The Health Ministry said in a statement that 1,059 of COVID-19 tests conducted in the past 24 hours all came back negative. Out of the total, 359 tests had been carried out in Erbil, 383 in Sulaimani, 315 in Duhok, zero in Halabja, zero in Raparin, and none in Soran.
On Thursday, 11 COVID-19 patients recovered in Erbil province, increasing the numbers of the virus’s recoveries to 189 in the province.
Since the first recorded cases of coronavirus in the region, the KRG Health Ministry has conducted 49,863 COVID-19 tests across its four provinces, confirming 391 of the infectious disease and five deaths. According to the statement, there are only 25 active cases remaining in hospitals.
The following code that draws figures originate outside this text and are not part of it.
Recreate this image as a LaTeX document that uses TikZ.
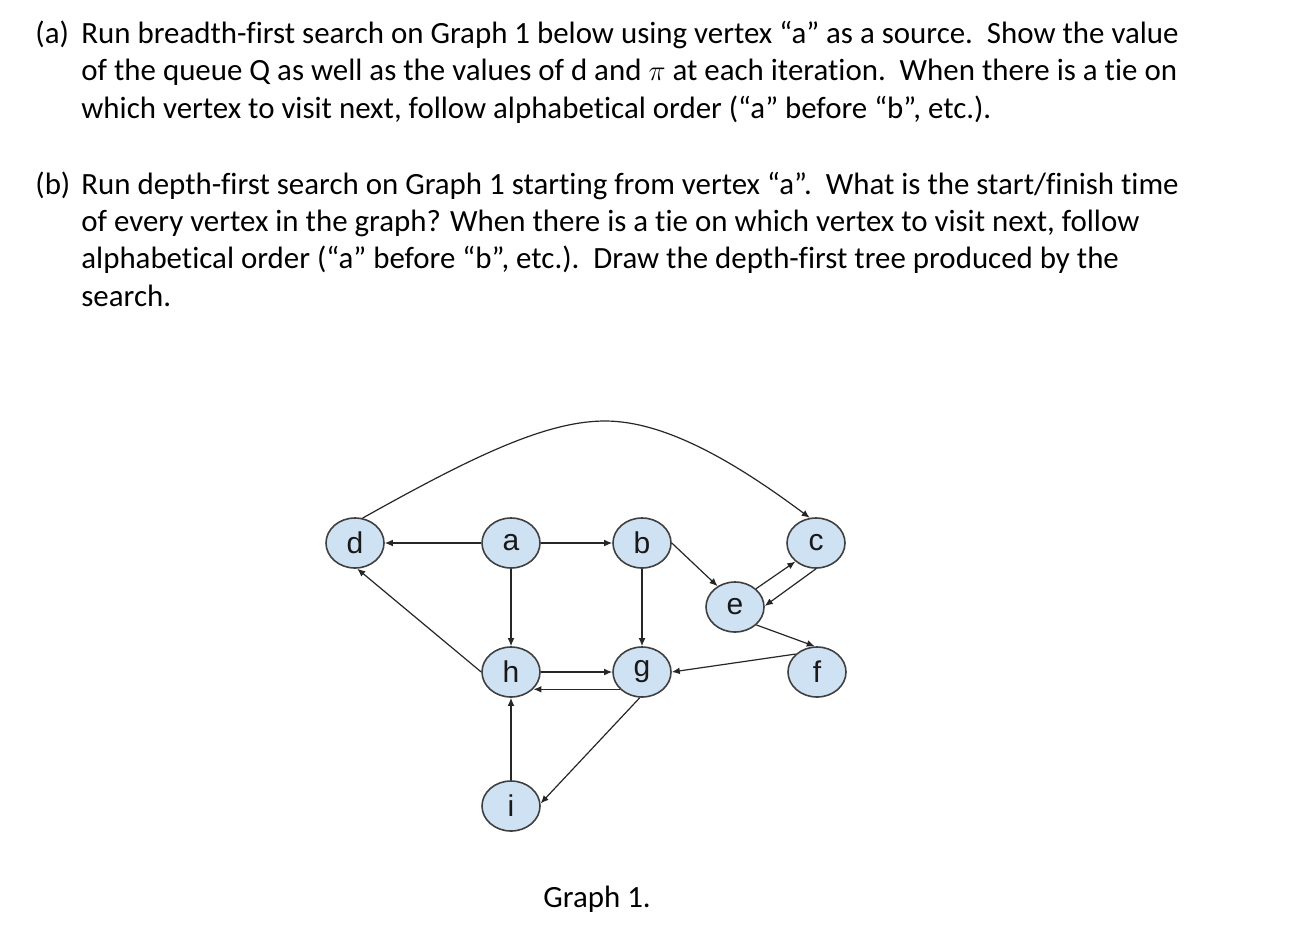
\documentclass[tikz,border=0pt]{standalone}
\usepackage{fontspec}
\setmainfont{Carlito}[Ligatures=NoCommon]
\newfontfamily\arialfont{Liberation Sans}
\usetikzlibrary{arrows.meta,shapes.geometric}
\definecolor{nodeblue}{HTML}{CFE2F3}
\begin{document}
\begin{tikzpicture}[x=0.5pt,y=-0.5pt,
  vtx/.style={ellipse, draw=black!75, line width=0.8pt, fill=nodeblue,
    minimum width=29pt, minimum height=25pt, inner sep=0pt,
    font=\arialfont\fontsize{15}{17}\selectfont, text=black!90},
  edge/.style={draw=black!85, line width=0.6pt, -{Latex[length=4pt,width=3.4pt]}},
  txt/.style={anchor=base west, inner sep=0pt, font=\fontsize{15.45}{18}\selectfont}]
\path[use as bounding box] (0,0) rectangle (1300,948);

% question text
\node[txt] (la)  at (35,43)  {(a)};
\node[txt] (a1)  at (81,43)  {Run breadth-first search on Graph 1 below using vertex “a” as a source.\ \ Show the value};
\node[txt] (a2)  at (81,80)  {of the queue Q as well as the values of d and $\pi$ at each iteration.\ \ When there is a tie on};
\node[txt] (a3)  at (81,118) {which vertex to visit next, follow alphabetical order (“a” before “b”, etc.).};
\node[txt] (lb)  at (35,194) {(b)};
\node[txt] (b1)  at (81,194) {Run depth-first search on Graph 1 starting from vertex “a”.\ \ What is the start/finish time};
\node[txt] (b2)  at (81,231) {of every vertex in the graph? When there is a tie on which vertex to visit next, follow};
\node[txt] (b3)  at (81,268) {alphabetical order (“a” before “b”, etc.).\ \ Draw the depth-first tree produced by the};
\node[txt] (b4)  at (81,306) {search.};
\node[txt] (cap) at (543,907) {Graph 1.};

% vertices
\node[vtx] (d) at (355,543) {d};
\node[vtx] (a) at (511,543) {a};
\node[vtx] (b) at (642,543) {b};
\node[vtx] (c) at (816,543) {c};
\node[vtx] (e) at (735,607) {e};
\node[vtx] (h) at (511,672) {h};
\node[vtx] (g) at (642,672) {g};
\node[vtx] (f) at (817,672) {f};
\node[vtx] (i) at (511,806) {i};
\coordinate (top) at (605,421);

% edges
\draw[edge] (a.west) -- (d.east);
\draw[edge] (a.east) -- (b.west);
\draw[edge] (a.south) -- (h.north);
\draw[edge] (h.west) -- (d.-85);
\draw[edge] (b.south) -- (g.north);
\draw[edge] (b.east) -- (e.130);
\draw[edge] (e.41) -- (c.222);
\draw[edge] (c.270) -- (e.2);
\draw[edge] (e.-40) -- (f.95);
\draw[edge] (f.140) -- (g.east);
\draw[edge] (h.east) -- (g.west);
\draw[edge] (g.218) -- (h.-37 |- g.218);
\draw[edge] (g.-95) -- (i.5);
\draw[edge] (i.north) -- (h.south);
\draw[edge] (d.73) .. controls (470,458) and (545,421) .. (top)
  .. controls (665,421) and (735,462) .. (c.104);
\end{tikzpicture}
\end{document}
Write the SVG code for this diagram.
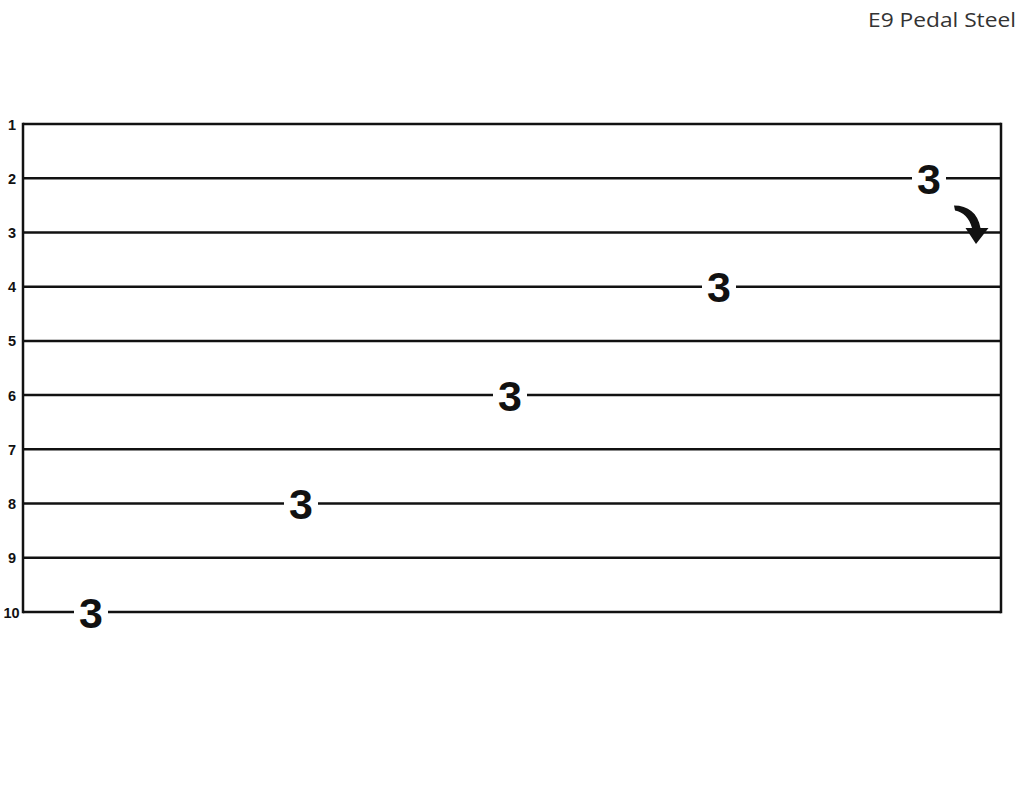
<svg xmlns="http://www.w3.org/2000/svg" width="1024" height="791" viewBox="0 0 1024 791">
<style>
.str{stroke:#111;stroke-width:2.5;fill:none}
.lbl{font-family:"Liberation Sans",Arial,sans-serif;font-weight:bold;font-size:14.5px;fill:#111;text-anchor:middle}
.num{font-family:"Liberation Sans",Arial,sans-serif;font-weight:bold;font-size:43px;fill:#111;text-anchor:middle}
.bg{fill:#fff}
.title{font-family:"Open Sans","Liberation Sans",Arial,sans-serif;font-size:19.5px;fill:#333}
</style>
<rect width="1024" height="791" fill="#fff"/>
<text class="title" x="868" y="27" textLength="148" lengthAdjust="spacingAndGlyphs">E9 Pedal Steel</text>
<g id="staff">
<line class="str" x1="23" y1="124" x2="1001" y2="124"/>
<line class="str" x1="23" y1="178.2" x2="1001" y2="178.2"/>
<line class="str" x1="23" y1="232.4" x2="1001" y2="232.4"/>
<line class="str" x1="23" y1="286.7" x2="1001" y2="286.7"/>
<line class="str" x1="23" y1="340.9" x2="1001" y2="340.9"/>
<line class="str" x1="23" y1="395.1" x2="1001" y2="395.1"/>
<line class="str" x1="23" y1="449.3" x2="1001" y2="449.3"/>
<line class="str" x1="23" y1="503.6" x2="1001" y2="503.6"/>
<line class="str" x1="23" y1="557.8" x2="1001" y2="557.8"/>
<line class="str" x1="23" y1="612" x2="1001" y2="612"/>
<line class="str" x1="23" y1="122.8" x2="23" y2="613.2"/>
<line class="str" x1="1001" y1="122.8" x2="1001" y2="613.2"/>
</g>
<g id="labels">
<text class="lbl" x="12" y="129.5">1</text>
<text class="lbl" x="12" y="183.5">2</text>
<text class="lbl" x="12" y="237.5">3</text>
<text class="lbl" x="12" y="292">4</text>
<text class="lbl" x="12" y="346">5</text>
<text class="lbl" x="12" y="400.5">6</text>
<text class="lbl" x="12" y="454.5">7</text>
<text class="lbl" x="12" y="509">8</text>
<text class="lbl" x="12" y="563">9</text>
<text class="lbl" x="11.5" y="617.5">10</text>
</g>
<g id="note-s2">
<rect class="bg" x="912" y="158" width="34" height="40"/>
<text class="num" x="929" y="193.5">3</text>
</g>
<g id="note-s4">
<rect class="bg" x="702" y="267" width="34" height="40"/>
<text class="num" x="719" y="302">3</text>
</g>
<g id="note-s6">
<rect class="bg" x="493" y="375" width="34" height="40"/>
<text class="num" x="510" y="410.5">3</text>
</g>
<g id="note-s8">
<rect class="bg" x="284" y="484" width="34" height="40"/>
<text class="num" x="301" y="519">3</text>
</g>
<g id="note-s10">
<rect class="bg" x="74" y="592" width="34" height="40"/>
<text class="num" x="91" y="627.5">3</text>
</g>
<g id="connectors">
<path d="M 954 205.5 C 968 205.5, 978 213, 980.5 228 L 988.5 228 L 976 244 L 965.5 228 L 972 228 C 969.5 218, 963 212, 955 210.5 Z" fill="#111"/>
</g>
</svg>
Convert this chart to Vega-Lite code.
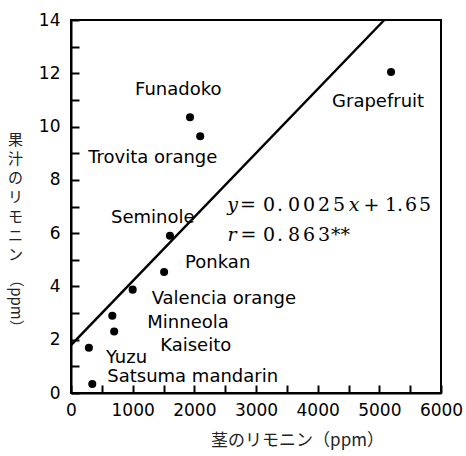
{
  "$schema": "https://vega.github.io/schema/vega-lite/v6.json",
  "width": 370,
  "height": 373,
  "autosize": "none",
  "padding": {"left": 71, "top": 20, "right": 25, "bottom": 63},
  "background": "white",
  "datasets": {
    "points": [
      {"name": "Funadoko", "x": 1930, "y": 10.35},
      {"name": "Trovita orange", "x": 2095, "y": 9.64},
      {"name": "Grapefruit", "x": 5190, "y": 12.05},
      {"name": "Seminole", "x": 1605, "y": 5.9},
      {"name": "Ponkan", "x": 1510, "y": 4.54},
      {"name": "Valencia orange", "x": 1000, "y": 3.88},
      {"name": "Minneola", "x": 670, "y": 2.9},
      {"name": "Kaiseito", "x": 700, "y": 2.31},
      {"name": "Yuzu", "x": 290, "y": 1.7},
      {"name": "Satsuma mandarin", "x": 345, "y": 0.34}
    ],
    "fit": [
      {"x": 0, "y": 1.8},
      {"x": 5080, "y": 14}
    ],
    "eq1": [{"x": 2530, "y": 7.07}],
    "eq2": [{"x": 2530, "y": 5.94}]
  },
  "layer": [
    {
      "encoding": {
        "x": {
          "field": "x", "type": "quantitative",
          "scale": {"domain": [0, 6000], "nice": false, "zero": false},
          "axis": {
            "values": [0, 500, 1000, 1500, 2000, 2500, 3000, 3500, 4000, 4500, 5000, 5500, 6000],
            "labelExpr": "datum.value % 1000 === 0 ? datum.label : ''",
            "format": "d",
            "tickSize": -8,
            "labelPadding": 17.5,
            "labelFlush": false,
            "labelOverlap": false,
            "title": "茎のリモニン（ppm）",
            "titleFont": "Noto Sans CJK JP",
            "titleFontSize": 17,
            "titleFontWeight": "normal",
            "titleColor": "#222",
            "titleX": 226,
            "titleY": 47,
            "titleAlign": "center",
            "titleBaseline": "middle"
          }
        },
        "y": {
          "field": "y", "type": "quantitative",
          "scale": {"domain": [0, 14], "nice": false, "zero": false},
          "axis": {
            "values": [0, 1, 2, 3, 4, 5, 6, 7, 8, 9, 10, 11, 12, 13, 14],
            "labelExpr": "datum.value % 2 === 0 ? datum.label : ''",
            "tickSize": -8,
            "labelPadding": 19,
            "labelFlush": false,
            "labelOverlap": false,
            "title": ["果", "汁", "の", "リ", "モ", "ニ", "ン"],
            "titleFont": "Noto Sans CJK JP",
            "titleFontSize": 15,
            "titleFontWeight": "normal",
            "titleColor": "#222",
            "titleAngle": 0,
            "titleLineHeight": 19.3,
            "titleX": -56,
            "titleY": 112,
            "titleAlign": "center",
            "titleBaseline": "top"
          }
        }
      },
      "layer": [
        {
          "data": {"name": "fit"},
          "mark": {"type": "line", "color": "black", "strokeWidth": 2.5}
        },
        {
          "data": {"name": "points"},
          "mark": {"type": "circle", "color": "black", "opacity": 1, "size": 65}
        },
        {"data": {"name": "points"}, "transform": [{"filter": "datum.name === 'Funadoko'"}],
         "mark": {"type": "text", "align": "left", "baseline": "middle", "dx": -55, "dy": -27, "font": "DejaVu Sans", "fontSize": 18, "color": "black"},
         "encoding": {"text": {"field": "name"}}},
        {"data": {"name": "points"}, "transform": [{"filter": "datum.name === 'Trovita orange'"}],
         "mark": {"type": "text", "align": "left", "baseline": "middle", "dx": -112, "dy": 22, "font": "DejaVu Sans", "fontSize": 18, "color": "black"},
         "encoding": {"text": {"field": "name"}}},
        {"data": {"name": "points"}, "transform": [{"filter": "datum.name === 'Grapefruit'"}],
         "mark": {"type": "text", "align": "left", "baseline": "middle", "dx": -59, "dy": 30, "font": "DejaVu Sans", "fontSize": 18, "color": "black"},
         "encoding": {"text": {"field": "name"}}},
        {"data": {"name": "points"}, "transform": [{"filter": "datum.name === 'Seminole'"}],
         "mark": {"type": "text", "align": "left", "baseline": "middle", "dx": -59, "dy": -18, "font": "DejaVu Sans", "fontSize": 18, "color": "black"},
         "encoding": {"text": {"field": "name"}}},
        {"data": {"name": "points"}, "transform": [{"filter": "datum.name === 'Ponkan'"}],
         "mark": {"type": "text", "align": "left", "baseline": "middle", "dx": 21, "dy": -9, "font": "DejaVu Sans", "fontSize": 18, "color": "black"},
         "encoding": {"text": {"field": "name"}}},
        {"data": {"name": "points"}, "transform": [{"filter": "datum.name === 'Valencia orange'"}],
         "mark": {"type": "text", "align": "left", "baseline": "middle", "dx": 19, "dy": 9, "font": "DejaVu Sans", "fontSize": 18, "color": "black"},
         "encoding": {"text": {"field": "name"}}},
        {"data": {"name": "points"}, "transform": [{"filter": "datum.name === 'Minneola'"}],
         "mark": {"type": "text", "align": "left", "baseline": "middle", "dx": 35, "dy": 7, "font": "DejaVu Sans", "fontSize": 18, "color": "black"},
         "encoding": {"text": {"field": "name"}}},
        {"data": {"name": "points"}, "transform": [{"filter": "datum.name === 'Kaiseito'"}],
         "mark": {"type": "text", "align": "left", "baseline": "middle", "dx": 46, "dy": 15, "font": "DejaVu Sans", "fontSize": 18, "color": "black"},
         "encoding": {"text": {"field": "name"}}},
        {"data": {"name": "points"}, "transform": [{"filter": "datum.name === 'Yuzu'"}],
         "mark": {"type": "text", "align": "left", "baseline": "middle", "dx": 17, "dy": 10, "font": "DejaVu Sans", "fontSize": 18, "color": "black"},
         "encoding": {"text": {"field": "name"}}},
        {"data": {"name": "points"}, "transform": [{"filter": "datum.name === 'Satsuma mandarin'"}],
         "mark": {"type": "text", "align": "left", "baseline": "middle", "dx": 15, "dy": -7, "font": "DejaVu Sans", "fontSize": 18, "color": "black"},
         "encoding": {"text": {"field": "name"}}},

        {"data": {"name": "eq1"}, "mark": {"type": "text", "align": "center", "baseline": "middle", "dx": 5.5, "font": "DejaVu Serif", "fontStyle": "italic", "fontSize": 19, "color": "black"}, "encoding": {"text": {"value": "y"}}},
        {"data": {"name": "eq1"}, "mark": {"type": "text", "align": "center", "baseline": "middle", "dx": 21, "font": "DejaVu Serif", "fontSize": 19, "color": "black"}, "encoding": {"text": {"value": "="}}},
        {"data": {"name": "eq1"}, "mark": {"type": "text", "align": "center", "baseline": "middle", "dx": 42, "font": "DejaVu Serif", "fontSize": 19, "color": "black"}, "encoding": {"text": {"value": "0"}}},
        {"data": {"name": "eq1"}, "mark": {"type": "text", "align": "center", "baseline": "middle", "dx": 53, "font": "DejaVu Serif", "fontSize": 19, "color": "black"}, "encoding": {"text": {"value": "."}}},
        {"data": {"name": "eq1"}, "mark": {"type": "text", "align": "center", "baseline": "middle", "dx": 67, "font": "DejaVu Serif", "fontSize": 19, "color": "black"}, "encoding": {"text": {"value": "0"}}},
        {"data": {"name": "eq1"}, "mark": {"type": "text", "align": "center", "baseline": "middle", "dx": 82, "font": "DejaVu Serif", "fontSize": 19, "color": "black"}, "encoding": {"text": {"value": "0"}}},
        {"data": {"name": "eq1"}, "mark": {"type": "text", "align": "center", "baseline": "middle", "dx": 97, "font": "DejaVu Serif", "fontSize": 19, "color": "black"}, "encoding": {"text": {"value": "2"}}},
        {"data": {"name": "eq1"}, "mark": {"type": "text", "align": "center", "baseline": "middle", "dx": 112, "font": "DejaVu Serif", "fontSize": 19, "color": "black"}, "encoding": {"text": {"value": "5"}}},
        {"data": {"name": "eq1"}, "mark": {"type": "text", "align": "center", "baseline": "middle", "dx": 127, "font": "DejaVu Serif", "fontStyle": "italic", "fontSize": 19, "color": "black"}, "encoding": {"text": {"value": "x"}}},
        {"data": {"name": "eq1"}, "mark": {"type": "text", "align": "center", "baseline": "middle", "dx": 144.5, "font": "DejaVu Serif", "fontSize": 19, "color": "black"}, "encoding": {"text": {"value": "+"}}},
        {"data": {"name": "eq1"}, "mark": {"type": "text", "align": "center", "baseline": "middle", "dx": 164, "font": "DejaVu Serif", "fontSize": 19, "color": "black"}, "encoding": {"text": {"value": "1"}}},
        {"data": {"name": "eq1"}, "mark": {"type": "text", "align": "center", "baseline": "middle", "dx": 173, "font": "DejaVu Serif", "fontSize": 19, "color": "black"}, "encoding": {"text": {"value": "."}}},
        {"data": {"name": "eq1"}, "mark": {"type": "text", "align": "center", "baseline": "middle", "dx": 184, "font": "DejaVu Serif", "fontSize": 19, "color": "black"}, "encoding": {"text": {"value": "6"}}},
        {"data": {"name": "eq1"}, "mark": {"type": "text", "align": "center", "baseline": "middle", "dx": 198, "font": "DejaVu Serif", "fontSize": 19, "color": "black"}, "encoding": {"text": {"value": "5"}}},

        {"data": {"name": "eq2"}, "mark": {"type": "text", "align": "center", "baseline": "middle", "dx": 5, "font": "DejaVu Serif", "fontStyle": "italic", "fontSize": 19, "color": "black"}, "encoding": {"text": {"value": "r"}}},
        {"data": {"name": "eq2"}, "mark": {"type": "text", "align": "center", "baseline": "middle", "dx": 21.5, "font": "DejaVu Serif", "fontSize": 19, "color": "black"}, "encoding": {"text": {"value": "="}}},
        {"data": {"name": "eq2"}, "mark": {"type": "text", "align": "center", "baseline": "middle", "dx": 42, "font": "DejaVu Serif", "fontSize": 19, "color": "black"}, "encoding": {"text": {"value": "0"}}},
        {"data": {"name": "eq2"}, "mark": {"type": "text", "align": "center", "baseline": "middle", "dx": 53, "font": "DejaVu Serif", "fontSize": 19, "color": "black"}, "encoding": {"text": {"value": "."}}},
        {"data": {"name": "eq2"}, "mark": {"type": "text", "align": "center", "baseline": "middle", "dx": 67, "font": "DejaVu Serif", "fontSize": 19, "color": "black"}, "encoding": {"text": {"value": "8"}}},
        {"data": {"name": "eq2"}, "mark": {"type": "text", "align": "center", "baseline": "middle", "dx": 82, "font": "DejaVu Serif", "fontSize": 19, "color": "black"}, "encoding": {"text": {"value": "6"}}},
        {"data": {"name": "eq2"}, "mark": {"type": "text", "align": "center", "baseline": "middle", "dx": 97, "font": "DejaVu Serif", "fontSize": 19, "color": "black"}, "encoding": {"text": {"value": "3"}}},
        {"data": {"name": "eq2"}, "mark": {"type": "text", "align": "center", "baseline": "middle", "dx": 113.5, "font": "DejaVu Serif", "fontSize": 19, "color": "black"}, "encoding": {"text": {"value": "**"}}}
      ]
    },
    {
      "data": {"name": "points"},
      "mark": {"type": "point", "opacity": 0},
      "encoding": {
        "y": {
          "field": "y", "type": "quantitative",
          "scale": {"domain": [0, 14], "nice": false, "zero": false},
          "axis": {
            "orient": "right",
            "labels": false,
            "ticks": false,
            "domain": false,
            "grid": false,
            "title": "（ppm）",
            "titleFont": "Noto Sans CJK JP",
            "titleFontSize": 15,
            "titleFontWeight": "normal",
            "titleColor": "#222",
            "titleAngle": 90,
            "titleX": -426,
            "titleY": 283,
            "titleAlign": "center",
            "titleBaseline": "middle"
          }
        }
      }
    }
  ],
  "resolve": {"scale": {"y": "independent"}},
  "config": {
    "view": {"stroke": "black", "strokeWidth": 2},
    "axis": {
      "grid": false,
      "ticks": true,
      "domainColor": "black",
      "domainWidth": 2,
      "tickColor": "black",
      "tickWidth": 2,
      "labelFont": "DejaVu Sans",
      "labelFontSize": 17,
      "labelColor": "black"
    }
  }
}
The decision to reopen mosques comes as the region began to ease its tight restrictions on a phased basis as the result of decreasing infections numbers. On Thursday, the KRG Ministry of Endowment and Religious Affairs issued a statement, announcing the reopening of mosques across the region in accordance with the health guidelines.
In early March, the KRG added the cancellation of weekly Friday prayers to its growing list of precautionary measures aimed at combating the recent spread of the coronavirus in the Kurdistan Region.
In late April, the representative of the World Health Organization (WHO) in Iraq applauded the success of the KRG's efforts in combating the disease.
"I want to congratulate the Kurdistan Region on their achievement in fighting the coronavirus," he said, adding, "The rate of COVID-19 infections and fatalities in the region is very low compared to other Iraqi governorates."
The coronavirus has infected over 3.8 million people worldwide and killed more than 270,000, according to government-reported data compiled by Johns Hopkins University. The actual figures could be dramatically higher due to insufficient testing capabilities or underreporting.